Unlike England, which ditched the unpopular tier system of lockdown rules in January, Scotland still has five levels of restrictions, from Level 0 to Level 4.
Ms Sturgeon has moved parts of Scotland from Level 2 to Level 1 and Glasgow from Level 3 to Level 2, but large parts of the country will stay in Level 2.
Bizarrely, the leader of the Scottish Tories, Douglas Ross, accused the first minister of a "one-size-fits-all approach".
What? Surely it's exactly the opposite of that.
Although Boris Johnson and his senior ministers - predictably - say they're ruling nothing out, there's no way the UK government will bring back the tier system.
"This is a national endeavour and we're moving through the roadmap as one," the prime minister's spokesman told political journalists.
Back in December, 55 Conservative MPs rebelled and a dozen or so abstained in a Commons vote on tiers that the government only won because Labour abstained.
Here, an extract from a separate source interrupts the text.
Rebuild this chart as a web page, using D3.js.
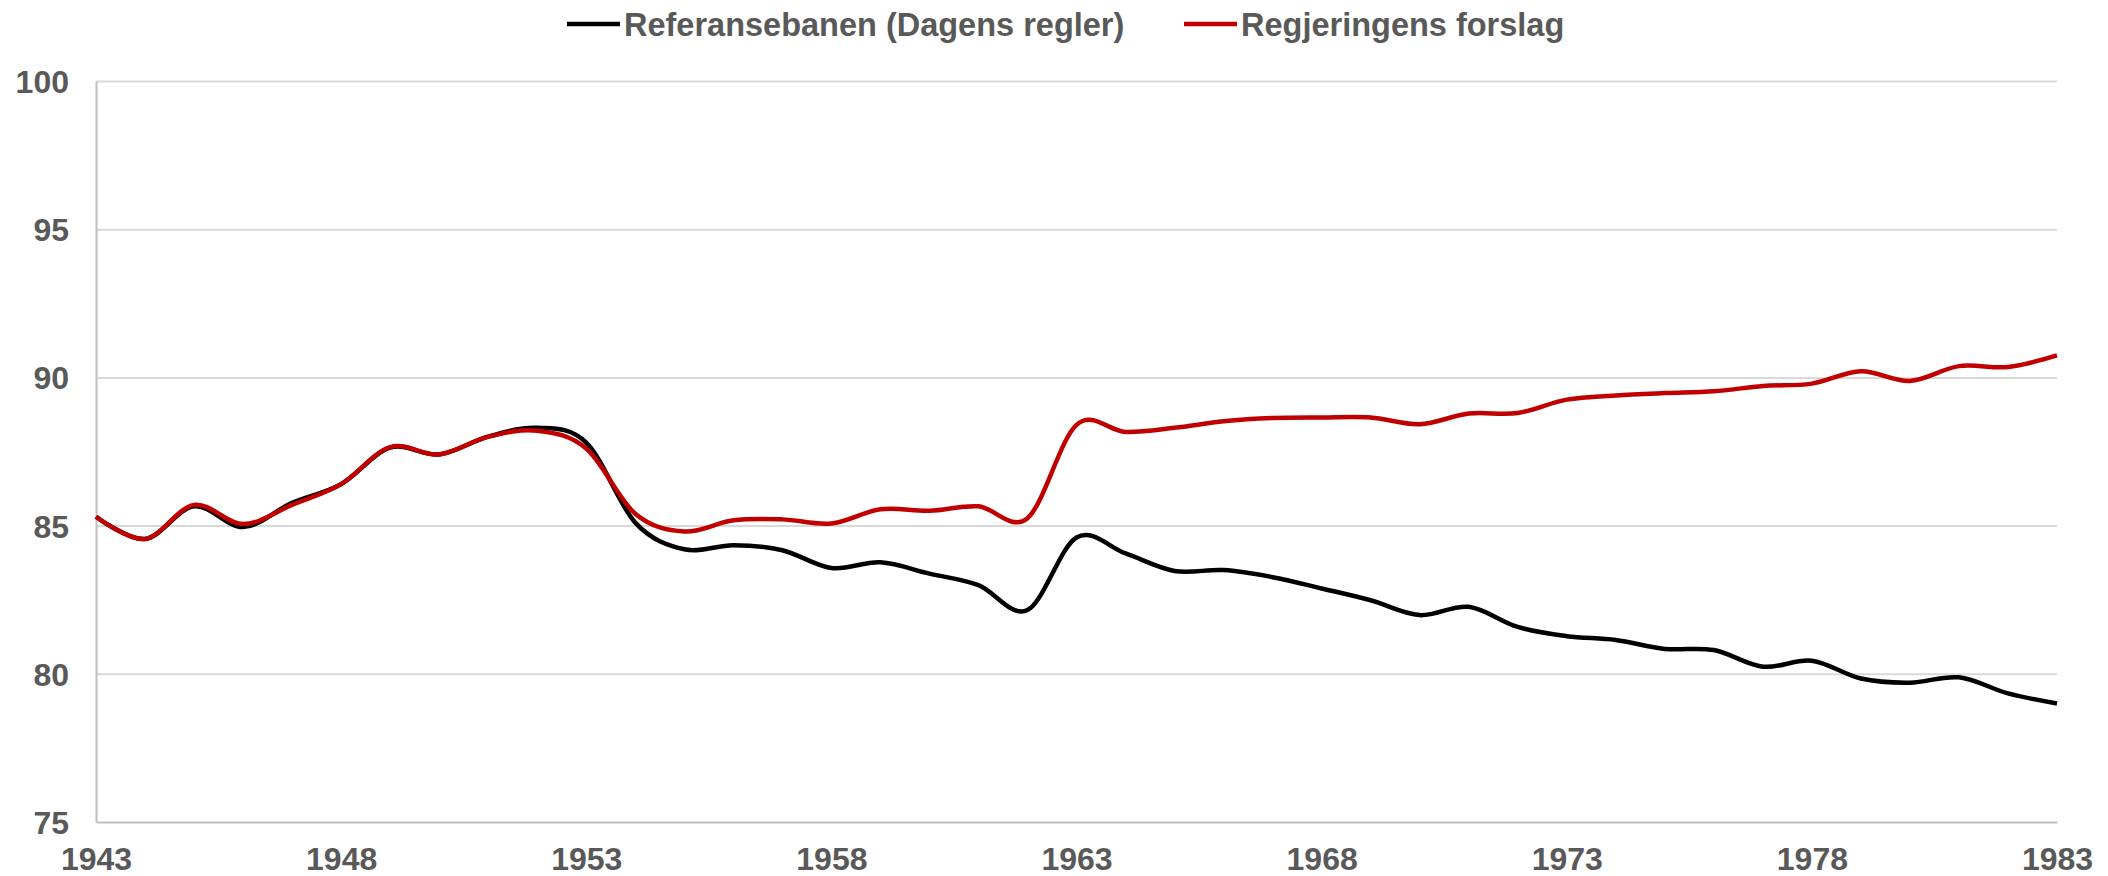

During that debate, Damian Green said the decision to put Kent in Tier 3 had prompted "the most angry emails over a weekend since the Dominic Cummings trip to Barnard Castle".
But a pause in lifting at least some of the lockdown restrictions in England on 21 June is possible, although Mr Johnson will hate following Nicola Sturgeon's lead.
Over the past few days, calls from the scientific community for postponing the so-called 21 June "freedom day" have reached a crescendo.
Professor Ravi Gupta from Cambridge University, who's a member of NERVTAG, the New and Emerging Respiratory Virus Threats Advisory Group, wants a postponement "by a few weeks".
He argues the success of the vaccination programme has created a "false sense of security" among the public. And there are plenty of boffins who also back a postponement.
So far, however, the prime minister - back at his Downing Street desk after his wedding and a two-day "mini-moon" - is resisting the clamour from scientists to delay the end of lockdown in England.
Downing Street has indicated Mr Johnson still sees nothing in the data to suggest the plan to end all legal lockdown restrictions on 21 June will need to be delayed.
"I was going to point to what the PM said on Thursday," his spokesman said. "The prime minister has said on a number of occasions that we haven't seen anything in the data."
Last Thursday, Mr Johnson said he didn't "see anything currently in the data" to divert from the 21 June target.
Although parliament is in recess this week - back next Monday - the PM will be heavily influenced, as ever, of the mood of Tory MPs. And a backlash is already under way.
"We listen to scientists far too much at the moment," former Tory leader Sir Iain Duncan Smith protested. "They seem at times to be bullying the government."
Bullied by the scientists, pre-empted by Nicola Sturgeon… and accused by Mr Cummings last week of presiding over the deaths of tens of thousands of people who didn't need to die.
Taken together, the pressure from all three suggest there will be at least a partial pause in easing lockdown restrictions in England come 21 June.